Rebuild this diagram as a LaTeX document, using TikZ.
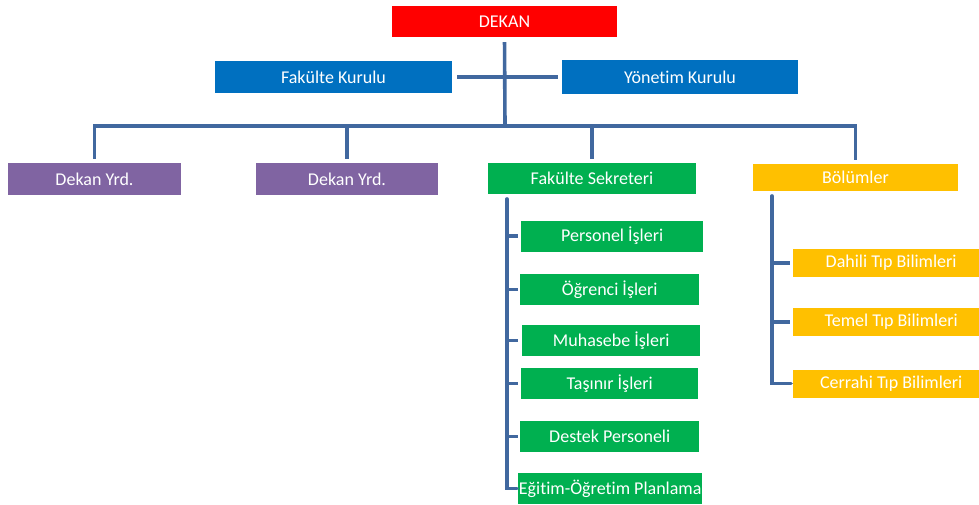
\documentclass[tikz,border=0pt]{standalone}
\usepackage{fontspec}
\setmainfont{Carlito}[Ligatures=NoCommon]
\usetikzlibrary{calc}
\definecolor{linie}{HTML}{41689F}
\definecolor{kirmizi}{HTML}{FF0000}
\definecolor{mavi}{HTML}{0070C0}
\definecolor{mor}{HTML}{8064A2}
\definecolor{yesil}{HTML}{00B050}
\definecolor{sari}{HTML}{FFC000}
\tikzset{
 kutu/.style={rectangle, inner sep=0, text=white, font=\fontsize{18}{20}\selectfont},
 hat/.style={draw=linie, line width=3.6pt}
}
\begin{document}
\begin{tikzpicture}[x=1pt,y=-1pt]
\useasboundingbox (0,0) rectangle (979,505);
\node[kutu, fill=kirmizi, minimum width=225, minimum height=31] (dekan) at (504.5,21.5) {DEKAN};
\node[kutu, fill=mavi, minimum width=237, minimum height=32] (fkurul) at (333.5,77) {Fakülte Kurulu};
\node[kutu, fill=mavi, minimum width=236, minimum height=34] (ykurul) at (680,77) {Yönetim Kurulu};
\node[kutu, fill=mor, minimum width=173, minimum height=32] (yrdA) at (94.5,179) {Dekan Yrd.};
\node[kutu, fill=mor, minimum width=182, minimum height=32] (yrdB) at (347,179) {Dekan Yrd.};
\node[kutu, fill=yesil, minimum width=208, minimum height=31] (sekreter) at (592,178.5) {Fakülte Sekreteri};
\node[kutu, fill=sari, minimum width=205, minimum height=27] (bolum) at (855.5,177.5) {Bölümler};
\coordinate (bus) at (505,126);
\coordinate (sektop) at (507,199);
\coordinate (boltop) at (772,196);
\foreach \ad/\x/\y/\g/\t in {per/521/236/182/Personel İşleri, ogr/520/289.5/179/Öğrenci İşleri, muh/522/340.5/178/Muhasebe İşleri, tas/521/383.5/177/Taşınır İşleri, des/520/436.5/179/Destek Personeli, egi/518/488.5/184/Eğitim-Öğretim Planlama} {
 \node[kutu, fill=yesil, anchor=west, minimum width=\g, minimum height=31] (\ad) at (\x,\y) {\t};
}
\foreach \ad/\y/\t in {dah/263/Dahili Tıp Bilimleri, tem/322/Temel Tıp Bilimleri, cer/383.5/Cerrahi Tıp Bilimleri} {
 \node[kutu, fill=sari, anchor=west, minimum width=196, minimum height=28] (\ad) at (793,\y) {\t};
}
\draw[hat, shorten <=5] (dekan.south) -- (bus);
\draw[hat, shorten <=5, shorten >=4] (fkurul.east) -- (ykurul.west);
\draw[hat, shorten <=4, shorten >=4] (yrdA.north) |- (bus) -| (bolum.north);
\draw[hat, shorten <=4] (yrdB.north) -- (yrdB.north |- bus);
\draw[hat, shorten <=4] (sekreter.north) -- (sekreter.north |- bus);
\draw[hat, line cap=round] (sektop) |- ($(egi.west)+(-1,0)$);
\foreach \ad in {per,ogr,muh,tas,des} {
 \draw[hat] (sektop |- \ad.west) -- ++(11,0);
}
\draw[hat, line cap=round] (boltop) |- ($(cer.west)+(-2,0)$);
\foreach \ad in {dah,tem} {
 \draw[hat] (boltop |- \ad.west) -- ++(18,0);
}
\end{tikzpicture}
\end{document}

--*--

## Given request
Omit any images, then output the listing exactly.

## Worked solution
Rebuild this diagram as a LaTeX document, using TikZ.
\documentclass[tikz,border=0pt]{standalone}
\usepackage{fontspec}
\setmainfont{Carlito}[Ligatures=NoCommon]
\usetikzlibrary{calc}
\definecolor{linie}{HTML}{41689F}
\definecolor{kirmizi}{HTML}{FF0000}
\definecolor{mavi}{HTML}{0070C0}
\definecolor{mor}{HTML}{8064A2}
\definecolor{yesil}{HTML}{00B050}
\definecolor{sari}{HTML}{FFC000}
\tikzset{
 kutu/.style={rectangle, inner sep=0, text=white, font=\fontsize{18}{20}\selectfont},
 hat/.style={draw=linie, line width=3.6pt}
}
\begin{document}
\begin{tikzpicture}[x=1pt,y=-1pt]
\useasboundingbox (0,0) rectangle (979,505);
\node[kutu, fill=kirmizi, minimum width=225, minimum height=31] (dekan) at (504.5,21.5) {DEKAN};
\node[kutu, fill=mavi, minimum width=237, minimum height=32] (fkurul) at (333.5,77) {Fakülte Kurulu};
\node[kutu, fill=mavi, minimum width=236, minimum height=34] (ykurul) at (680,77) {Yönetim Kurulu};
\node[kutu, fill=mor, minimum width=173, minimum height=32] (yrdA) at (94.5,179) {Dekan Yrd.};
\node[kutu, fill=mor, minimum width=182, minimum height=32] (yrdB) at (347,179) {Dekan Yrd.};
\node[kutu, fill=yesil, minimum width=208, minimum height=31] (sekreter) at (592,178.5) {Fakülte Sekreteri};
\node[kutu, fill=sari, minimum width=205, minimum height=27] (bolum) at (855.5,177.5) {Bölümler};
\coordinate (bus) at (505,126);
\coordinate (sektop) at (507,199);
\coordinate (boltop) at (772,196);
\foreach \ad/\x/\y/\g/\t in {per/521/236/182/Personel İşleri, ogr/520/289.5/179/Öğrenci İşleri, muh/522/340.5/178/Muhasebe İşleri, tas/521/383.5/177/Taşınır İşleri, des/520/436.5/179/Destek Personeli, egi/518/488.5/184/Eğitim-Öğretim Planlama} {
 \node[kutu, fill=yesil, anchor=west, minimum width=\g, minimum height=31] (\ad) at (\x,\y) {\t};
}
\foreach \ad/\y/\t in {dah/263/Dahili Tıp Bilimleri, tem/322/Temel Tıp Bilimleri, cer/383.5/Cerrahi Tıp Bilimleri} {
 \node[kutu, fill=sari, anchor=west, minimum width=196, minimum height=28] (\ad) at (793,\y) {\t};
}
\draw[hat, shorten <=5] (dekan.south) -- (bus);
\draw[hat, shorten <=5, shorten >=4] (fkurul.east) -- (ykurul.west);
\draw[hat, shorten <=4, shorten >=4] (yrdA.north) |- (bus) -| (bolum.north);
\draw[hat, shorten <=4] (yrdB.north) -- (yrdB.north |- bus);
\draw[hat, shorten <=4] (sekreter.north) -- (sekreter.north |- bus);
\draw[hat, line cap=round] (sektop) |- ($(egi.west)+(-1,0)$);
\foreach \ad in {per,ogr,muh,tas,des} {
 \draw[hat] (sektop |- \ad.west) -- ++(11,0);
}
\draw[hat, line cap=round] (boltop) |- ($(cer.west)+(-2,0)$);
\foreach \ad in {dah,tem} {
 \draw[hat] (boltop |- \ad.west) -- ++(18,0);
}
\end{tikzpicture}
\end{document}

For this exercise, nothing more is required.